> _Input data_
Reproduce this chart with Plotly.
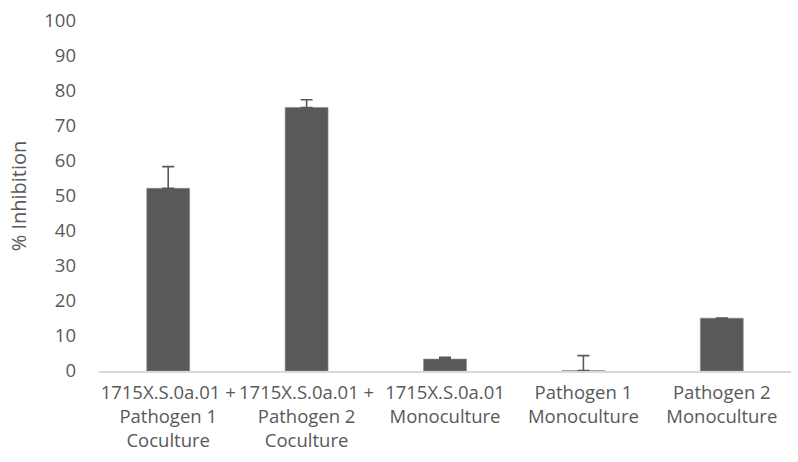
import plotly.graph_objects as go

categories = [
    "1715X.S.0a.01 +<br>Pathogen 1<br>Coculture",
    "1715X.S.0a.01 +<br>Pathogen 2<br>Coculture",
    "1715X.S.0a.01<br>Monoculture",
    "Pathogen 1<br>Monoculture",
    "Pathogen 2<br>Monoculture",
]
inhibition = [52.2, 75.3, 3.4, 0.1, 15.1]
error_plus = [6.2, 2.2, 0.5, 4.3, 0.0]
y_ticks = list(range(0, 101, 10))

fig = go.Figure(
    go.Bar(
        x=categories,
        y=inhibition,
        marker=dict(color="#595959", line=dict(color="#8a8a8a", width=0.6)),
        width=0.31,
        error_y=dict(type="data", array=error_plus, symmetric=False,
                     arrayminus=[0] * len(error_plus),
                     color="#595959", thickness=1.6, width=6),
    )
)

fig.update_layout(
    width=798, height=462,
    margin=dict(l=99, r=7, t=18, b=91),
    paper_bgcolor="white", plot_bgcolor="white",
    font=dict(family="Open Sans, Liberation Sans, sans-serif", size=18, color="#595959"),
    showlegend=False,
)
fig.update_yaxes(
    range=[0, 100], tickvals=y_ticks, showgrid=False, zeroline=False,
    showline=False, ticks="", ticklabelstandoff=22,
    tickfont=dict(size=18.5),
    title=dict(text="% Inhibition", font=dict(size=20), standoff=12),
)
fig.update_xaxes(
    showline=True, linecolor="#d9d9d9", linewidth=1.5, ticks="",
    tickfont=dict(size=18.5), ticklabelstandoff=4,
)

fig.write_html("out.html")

...

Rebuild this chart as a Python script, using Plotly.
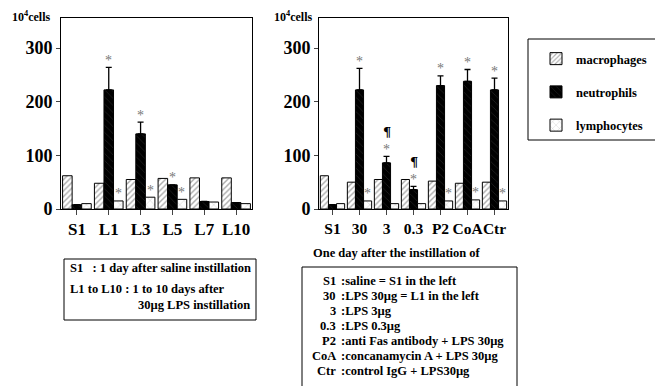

---

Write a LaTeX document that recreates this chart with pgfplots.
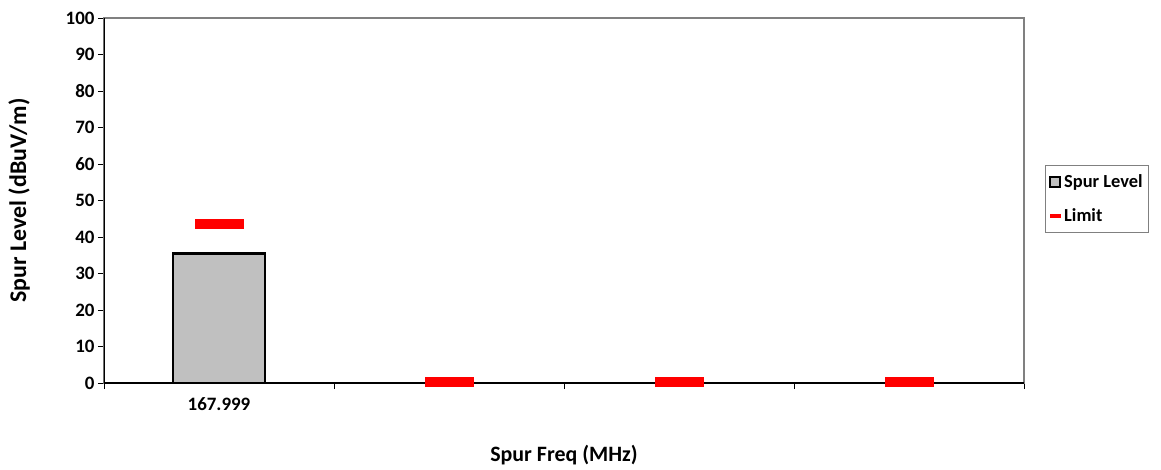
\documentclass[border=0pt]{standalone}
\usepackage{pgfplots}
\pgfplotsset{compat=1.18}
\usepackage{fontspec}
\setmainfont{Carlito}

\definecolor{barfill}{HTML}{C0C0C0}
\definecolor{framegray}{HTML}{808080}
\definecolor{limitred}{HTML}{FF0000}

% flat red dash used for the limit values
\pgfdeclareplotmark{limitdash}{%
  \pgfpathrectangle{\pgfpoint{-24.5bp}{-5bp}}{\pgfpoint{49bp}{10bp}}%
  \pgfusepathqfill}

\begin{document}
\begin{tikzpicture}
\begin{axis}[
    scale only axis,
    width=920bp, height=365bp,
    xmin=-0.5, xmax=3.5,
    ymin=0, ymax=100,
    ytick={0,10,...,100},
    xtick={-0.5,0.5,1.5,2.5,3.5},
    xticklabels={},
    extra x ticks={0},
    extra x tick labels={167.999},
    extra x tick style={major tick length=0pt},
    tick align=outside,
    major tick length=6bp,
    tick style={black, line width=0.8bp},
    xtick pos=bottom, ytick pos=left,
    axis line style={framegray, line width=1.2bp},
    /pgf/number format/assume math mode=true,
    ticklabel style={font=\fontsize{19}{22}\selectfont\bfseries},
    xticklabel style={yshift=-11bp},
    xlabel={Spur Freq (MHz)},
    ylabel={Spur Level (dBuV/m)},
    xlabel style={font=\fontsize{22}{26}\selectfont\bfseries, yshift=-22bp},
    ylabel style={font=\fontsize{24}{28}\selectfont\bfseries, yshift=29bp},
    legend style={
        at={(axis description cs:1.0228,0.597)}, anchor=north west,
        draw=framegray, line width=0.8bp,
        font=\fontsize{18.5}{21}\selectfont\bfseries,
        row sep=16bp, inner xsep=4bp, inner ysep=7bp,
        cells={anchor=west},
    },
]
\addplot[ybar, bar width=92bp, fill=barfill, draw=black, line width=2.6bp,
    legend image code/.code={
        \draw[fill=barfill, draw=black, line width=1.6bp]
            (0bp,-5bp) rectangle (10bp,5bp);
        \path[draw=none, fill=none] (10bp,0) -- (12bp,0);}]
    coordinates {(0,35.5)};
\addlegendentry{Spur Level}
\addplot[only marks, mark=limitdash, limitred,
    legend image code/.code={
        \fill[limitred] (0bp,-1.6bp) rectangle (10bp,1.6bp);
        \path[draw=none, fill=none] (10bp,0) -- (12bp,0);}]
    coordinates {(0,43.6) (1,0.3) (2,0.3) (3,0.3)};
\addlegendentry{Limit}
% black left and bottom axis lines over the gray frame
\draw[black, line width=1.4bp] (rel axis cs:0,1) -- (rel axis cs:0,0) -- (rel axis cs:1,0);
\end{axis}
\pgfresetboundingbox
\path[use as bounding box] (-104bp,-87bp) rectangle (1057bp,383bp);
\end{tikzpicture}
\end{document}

> _Stated exercise_
In the records, locate each line holding the string "with" and copy it.

> _Correct answer_
Reproduce this chart with Plotly.
Write a LaTeX document that recreates this chart with pgfplots.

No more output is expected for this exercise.